Sono nato a metà degli anni Sessanta del secolo scorso e ho sempre considerato una sciagura il Sessantotto, associato a sentimenti e ad immagini che turbavano il bambino che ero e che tuttora, per molti aspetti, rimango: le manifestazioni, lo scontro generazionale, gli studenti in piazza, la violenza con la polizia, i manganelli, le molotov, le occupazioni di scuole e fabbriche, il sei politico, gli esami di gruppo, le assemblee infinite, il rifiuto dell'ordine costituito... Un sentimento misto di stupore e disincanto, anche perché poi molti dei protagonisti di quella stagione me li sono trovati davanti, a cavallo del nuovo millennio, cinici e spietati, ammaliati più dal potere e dal denaro che dagli ideali che professavano. Un'evoluzione che ha confermato il giudizio sommario dato a suo tempo, aggravata pure da un'altra tipologia di sopravvissuto, quella dei radical chic, che hanno mantenuto di quella rivoluzione l'involucro esterno, trasformandolo però in freddo simulacro.
Faccio un salto in avanti. Oggi. Con davanti la boa dei cinquant'anni, uomo, padre, marito.
Viaggio in auto con accanto mio figlio, maggiorenne tra poco. Non dice nulla, guarda la strada, mi domando cosa possa pensare ma non glielo chiedo: ho imparato a mio tempo che è inutile forzare lo scrigno e provo rispetto per il suo silenzio, per quello smarcarsi da me, da sua madre, persino dal ragazzo che è, per diventare un adulto.

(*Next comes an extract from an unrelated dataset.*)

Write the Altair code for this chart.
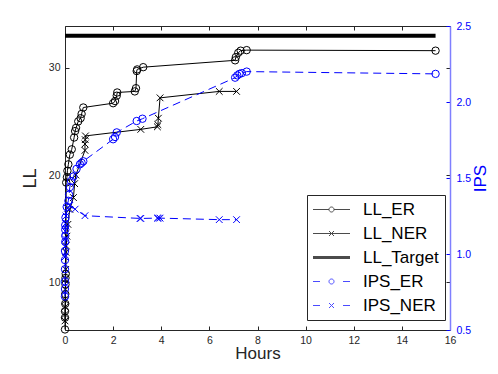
import altair as alt
import pandas as pd

# ---------------- data ----------------
ll_er_x = [0, 0, 0, 0.01, 0.01, 0.02, 0.02, 0.03, 0.05, 0.08, 0.1, 0.14, 0.2, 0.28, 0.38,
           0.42, 0.46, 0.55, 0.65, 0.69, 0.76, 2.0, 2.08, 2.15, 2.17, 2.9, 2.95, 2.98, 3.0,
           3.25, 7.07, 7.1, 7.2, 7.3, 7.55, 15.4]
ll_er_y = [5.6, 6.7, 7.3, 8.0, 8.9, 9.8, 10.4, 10.8, 19.3, 19.8, 20.4, 21.0, 21.9, 22.4, 23.5,
           24.1, 24.4, 25.0, 25.3, 25.7, 26.3, 26.7, 26.9, 27.4, 27.7, 27.8, 28.1, 29.7, 29.85,
           30.06, 30.7, 31.0, 31.4, 31.6, 31.65, 31.6]

ll_ner_x = [0, 0, 0.01, 0.01, 0.02, 0.02, 0.03, 0.04, 0.05, 0.08, 0.12, 0.2, 0.35, 0.4, 0.45,
            0.83, 0.83, 0.84, 0.85, 3.15, 3.84, 3.86, 3.88, 3.95, 6.41, 7.13]
ll_ner_y = [6.4, 7.0, 7.7, 8.3, 9.3, 10.3, 11.2, 12.8, 13.4, 14.3, 15.4, 16.8, 17.9, 19.2, 20.0,
            22.3, 22.9, 23.3, 23.65, 24.26, 24.5, 24.7, 25.3, 27.2, 27.8, 27.8]

target_x = [0, 15.4]
target_y = [33, 33]

ips_er_x = [0, 0, 0, 0, 0, 0, 0.01, 0.01, 0.01, 0.01, 0.02, 0.07, 0.14, 0.17, 0.2, 0.25, 0.35,
            0.48, 0.62, 0.69, 0.76, 2.0, 2.08, 2.15, 2.98, 3.22, 7.07, 7.16, 7.25, 7.35, 7.55, 15.4]
ips_er_y = [0.72, 0.77, 0.82, 0.9, 0.96, 1.02, 1.08, 1.12, 1.16, 1.19, 1.24, 1.31, 1.35, 1.39,
            1.44, 1.48, 1.51, 1.56, 1.59, 1.60, 1.61, 1.755, 1.77, 1.80, 1.875, 1.89, 2.16, 2.175,
            2.185, 2.19, 2.20, 2.185]

ips_ner_x = [0, 0, 0.01, 0.01, 0.02, 0.04, 0.1, 0.2, 0.42, 0.83, 3.12, 3.15, 3.84, 3.88, 3.95,
             6.41, 7.13]
ips_ner_y = [0.98, 1.05, 1.1, 1.15, 1.2, 1.25, 1.3, 1.32, 1.295, 1.252, 1.234, 1.234, 1.236,
             1.236, 1.236, 1.226, 1.226]

series_names = ["LL_ER", "LL_NER", "LL_Target", "IPS_ER", "IPS_NER"]
series_colors = ["#000000", "#000000", "#000000", "#0000ff", "#0000ff"]
# legend glyphs (SVG paths): line + marker, thick line, dashed line + marker
legend_paths = [
    "M-3.7,0H-0.5M0.5,0H3.7M-0.5,0A0.5,0.5 0 1,1 0.5,0A0.5,0.5 0 1,1 -0.5,0",
    "M-3.7,0H3.7M-0.5,-0.5L0.5,0.5M-0.5,0.5L0.5,-0.5",
    "M-3.7,-0.2H3.7M-3.7,-0.1H3.7M-3.7,0H3.7M-3.7,0.1H3.7M-3.7,0.2H3.7",
    "M-3.7,0H-2.3M2.3,0H3.7M-0.5,0A0.5,0.5 0 1,1 0.5,0A0.5,0.5 0 1,1 -0.5,0",
    "M-3.7,0H-2.3M2.3,0H3.7M-0.5,-0.5L0.5,0.5M-0.5,0.5L0.5,-0.5",
]

x_ticks = [0, 2, 4, 6, 8, 10, 12, 14, 16]
ll_ticks = [10, 20, 30]
ips_ticks = [0.5, 1, 1.5, 2, 2.5]

# ---------------- styling ----------------
FONT = "Liberation Sans"
AX = "#262626"
BLUE = "#0000ff"
LBLUE = "#7f7fff"
XMARK = "M-1,-1L1,1M-1,1L1,-1"


def frame(xs, ys):
    return pd.DataFrame({"h": xs, "v": ys, "i": list(range(len(xs)))})


er_df = frame(ll_er_x, ll_er_y)
ner_df = frame(ll_ner_x, ll_ner_y)
tg_df = frame(target_x, target_y)
ier_df = frame(ips_er_x, ips_er_y)
iner_df = frame(ips_ner_x, ips_ner_y)
leg_df = pd.DataFrame({"s": series_names, "h": [1] * 5, "v": [20] * 5})

xsc = alt.Scale(domain=[0, 16], nice=False, zero=False)
llsc = alt.Scale(domain=[5.55, 33.9], nice=False, zero=False)
ipssc = alt.Scale(domain=[0.5, 2.5], nice=False, zero=False)

common = dict(grid=False, labelFont=FONT, labelFontSize=10.5, labelFlush=False,
              labelOverlap=False, titleFont=FONT, titleFontWeight="normal")
bare = dict(grid=False, labels=False, title=None)

# labelled axes with inward ticks (offset -4, ticks pointing outwards -> end on the frame)
x_bottom = alt.Axis(orient="bottom", values=x_ticks, offset=-4, tickSize=4, domain=False,
                    labelPadding=5, labelColor=AX, tickColor=AX, title="Hours",
                    titleColor=AX, titlePadding=0, titleFontSize=17, **common)
ll_left = alt.Axis(orient="left", values=ll_ticks, offset=-4, tickSize=4, domain=False,
                   labelPadding=5, labelColor=AX, tickColor=AX, title="LL",
                   titleColor=AX, titlePadding=9, titleFontSize=18, **common)
ips_right = alt.Axis(orient="right", values=ips_ticks, offset=-4, tickSize=4, domain=False,
                     labelPadding=6, labelColor=BLUE, tickColor=BLUE, title="IPS",
                     titleColor=BLUE, titleAngle=270, titleBaseline="top", titlePadding=2,
                     titleFontSize=17, **common)
# tick-only axes (mirrored ticks)
x_top = alt.Axis(orient="top", values=x_ticks, offset=-4, tickSize=4, domain=False,
                 tickColor=AX, **bare)
ll_right = alt.Axis(orient="right", values=ll_ticks, offset=-4, tickSize=4, domain=False,
                    tickColor=AX, **bare)
# frame lines (domain-only axes)
x_bottom_dom = alt.Axis(orient="bottom", domain=True, domainColor=AX, ticks=False, **bare)
x_top_dom = alt.Axis(orient="top", domain=True, domainColor=AX, ticks=False, **bare)
ll_left_dom = alt.Axis(orient="left", domain=True, domainColor=AX, ticks=False, **bare)
ips_dom = alt.Axis(orient="right", domain=True, domainColor=LBLUE, domainWidth=1.5,
                   ticks=False, **bare)


def enc(sc, xaxis=None, yaxis=None):
    return dict(x=alt.X("h:Q", scale=xsc, axis=xaxis), y=alt.Y("v:Q", scale=sc, axis=yaxis))


def line(df, color, sc, xaxis=None, yaxis=None, dash=None, width=1):
    kw = dict(color=color, strokeWidth=width)
    if dash:
        kw["strokeDash"] = dash
    return alt.Chart(df).mark_line(**kw).encode(order="i:Q", **enc(sc, xaxis, yaxis))


def pts(df, color, sc, shape, size, xaxis=None, yaxis=None):
    return alt.Chart(df).mark_point(shape=shape, filled=False, size=size, color=color,
                                    strokeWidth=1, opacity=1).encode(**enc(sc, xaxis, yaxis))


leg = alt.Legend(title=None, orient="none", legendX=242, legendY=169, fillColor="white",
                 strokeColor=AX, padding=6, cornerRadius=0, labelFont=FONT, labelFontSize=17,
                 labelColor="black", rowPadding=6, symbolSize=100, symbolStrokeWidth=1,
                 symbolOffset=10, labelOffset=23)

legend_layer = alt.Chart(leg_df).transform_filter("false").mark_point(
    filled=False, size=100, strokeWidth=1).encode(
    color=alt.Color("s:N", scale=alt.Scale(domain=series_names, range=series_colors), legend=leg),
    shape=alt.Shape("s:N", scale=alt.Scale(domain=series_names, range=legend_paths), legend=leg),
    **enc(llsc),
)

chart = alt.layer(
    line(er_df, "black", llsc, xaxis=x_bottom, yaxis=ll_left),
    pts(er_df, "black", llsc, "circle", 55, xaxis=x_bottom_dom, yaxis=ll_left_dom),
    line(ner_df, "black", llsc, xaxis=x_top, yaxis=ll_right),
    pts(ner_df, "black", llsc, XMARK, 45, xaxis=x_top_dom),
    line(tg_df, "black", llsc, width=4),
    legend_layer,
    line(ier_df, BLUE, ipssc, yaxis=ips_right, dash=[8, 5]),
    pts(ier_df, BLUE, ipssc, "circle", 55, yaxis=ips_dom),
    line(iner_df, BLUE, ipssc, dash=[8, 5]),
    pts(iner_df, BLUE, ipssc, XMARK, 45),
).resolve_scale(x="independent", y="independent").properties(
    width=385, height=304, autosize="none",
    padding={"left": 57, "top": 18, "right": 40, "bottom": 36},
    background="white",
).configure_view(stroke="transparent").configure(font=FONT)

chart.save("out.html", embed_options={"renderer": "svg", "actions": False})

Lui un Sessantotto alle spalle non ce l'ha avuto. In teoria è ancora in tempo per farne uno, ma non so se capiterà. Non sono un indovino e non ho le competenze né la saggezza necessaria per leggere i segni dei tempi, per capire se un tale fenomeno o qualcosa di simile potrebbe ripetersi.
Imnmaginarlo, fino a un paio di mesi fa, mi avrebbe scosso, avrei incrociato le dita o scacciato il pensiero, come avviene per evitare qualcosa di brutto.
Ora non so. A volte ho l'impressione di aver gettato con l'acqua sporca pure il bambino. C'erano sì le manifestazioni, le occupazioni, gli scontri, i figli che rinnegavano i padri, però era anche un tempo di ideali alti, di principi forti, di personaggi che hanno segnato, nel bene, la mia formazione, il modello culturale di riferimento. Non è un caso che i grandi discorsi, quelli memorabili, siano riconducibili a quegli anni. Martin Luther King, John Fitzgerald e Robert Kennedy, il Mahatma Gandhi, papa Giovanni XXIII, don Milani... Nel mio pantheon, come lo chiamerebbe David, ci sono ancora loro e fatico a trovare, nei decenni successivi, qualcun altro degno di essere associato.
Il viaggio è terminato, la meta raggiunta, parcheggio l'auto, saluto mio figlio, che prende la borsa della squadra di calcio e scende. Lo osservo camminare, grande e grosso, sorrido di sollievo pensando che è un ragazzo sensibile, a cui piace confrontarsi, capire, discutere, e mi scopro a pensare che di rivoluzione si può morire o vivere male, ma senza ideali, senza sogni, senza aspirazioni per cambiare in meglio questo nostro mondo, rendendolo più bello, più giusto, vivere alla fine è triste, noioso.
Forse ho fatto male ad archiviare il Sessantotto e più in genarale quel periodo, gettandogli sopra una colata di cemento. Forse è tempo di separare il grano dal loglio e di pensare agli ideali, a qualcosa di straordinario, a una rivoluzione non violenta, o almeno a un'evoluzione non banale, di nuovo.